As the characters in The Hitchhiker’s Guide to the Galaxy discovered, knowing the ultimate answer isn’t much good without knowing the question. But there is no question associated with blockchain. Instead, the enthusiasm and hype around a hopelessly flawed technology leads us to another Theranos moment, when hope, enthusiasm, and vision bring us to the point of committing fraud on the non-technical public. We should know better.

Let me be clear that I’m not talking about some of the individual ideas behind blockchain. Having a public ledger that can’t be changed by using cryptographic hashing functions may be useful; it has been well known (under the name of a Merkel chain) for a considerable period of time. Having a new consensus algorithm based on hashing to a value with a certain number of leading zeros is an interesting way of introducing randomness into the consensus, even if it makes the algorithm exceptionally inefficient and unnecessarily complex. Incentivizing people with a form of digital currency is something that has been around for decades. But putting these together with obfuscating labels like mining and odd claims like a system in which no one is trusted only adds mystery and hype. The result is a system that doesn’t scale, isn’t needed, and has as its main use cases activities that are illegal. All the excitement doesn’t make sense.

For those who want to dig in; I’ve made my technical objections in A Hitchhiker’s Guide to the Blockchain Universe, https://queue.acm.org/detail.cfm?id=3305265. In summary: the essence of the Blockchain mystique is one of least sensible consensus algorithms of the distributed computing world. It is inherently non-scalable (that’s what makes it random, which gives it its’ “trust-less” nature). It is wasteful. And it poses as the only alternative to a centralized system, which is simply wrong— there is a long history of distributed consensus algorithms that are widely used and form the basis for building de-centralized systems.
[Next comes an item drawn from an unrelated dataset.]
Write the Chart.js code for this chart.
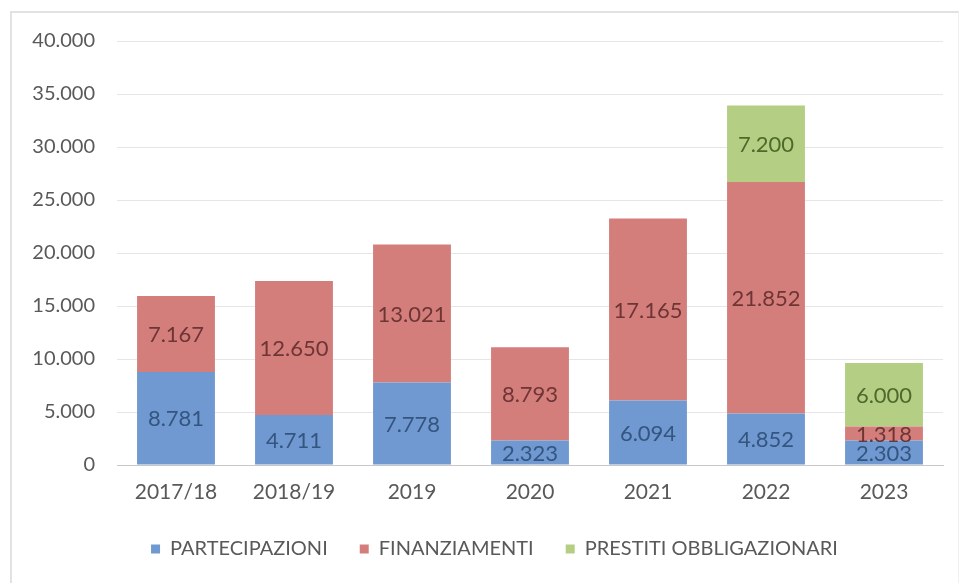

Proponents claim that you don’t need to trust anyone with blockchain. But using simple Merkel chains (where someone hashes the ledger and publishes that hash, which becomes the first entry in the next ledger) gives a result that can be easily verified by anyone who depends on the ledger. You may have to trust, but you can also verify.

In addition, proponents will also insist that you don’t need to trust those who are writing the code around blockchain; a community whose coding fiascos have been well publicized. As Tony Hoare, Turing award winner and inventor of quicksort, famously stated, “There are two ways of constructing a software design: one way is to make it so simple that there are obviously no deficiencies, and the other way is to make it so complicated that there are no obvious deficiencies”. Blockchain is a case of the latter; we have better alternatives that are the first.

It is time to admit that blockchain is a passing fad. Let’s have our private blockchains, but let’s call them what they are— Merkel chains. Let’s have unchangeable public ledgers, but let’s not waste the energy it takes to power a small country to have them, especially when they are available cheaply. And let’s stop this foolish talk of trust-free computing; Ken Thompson, co-inventor of Unix and the C programming language, showed us long ago that there is always trust somewhere.

There are plenty of real problems that need to be solved. Let’s not, as a technical community, score an own-goal. Let’s stop the madness and get back to doing something that is useful. Especially in the area of voting, there are lots of problems that we could help to solve that would actually help preserve our democracy and safeguard it from all kinds of interference, both foreign and domestic. Blockchain only adds a buzzword and contributes nothing to the solution. Let’s do real work that will give real help.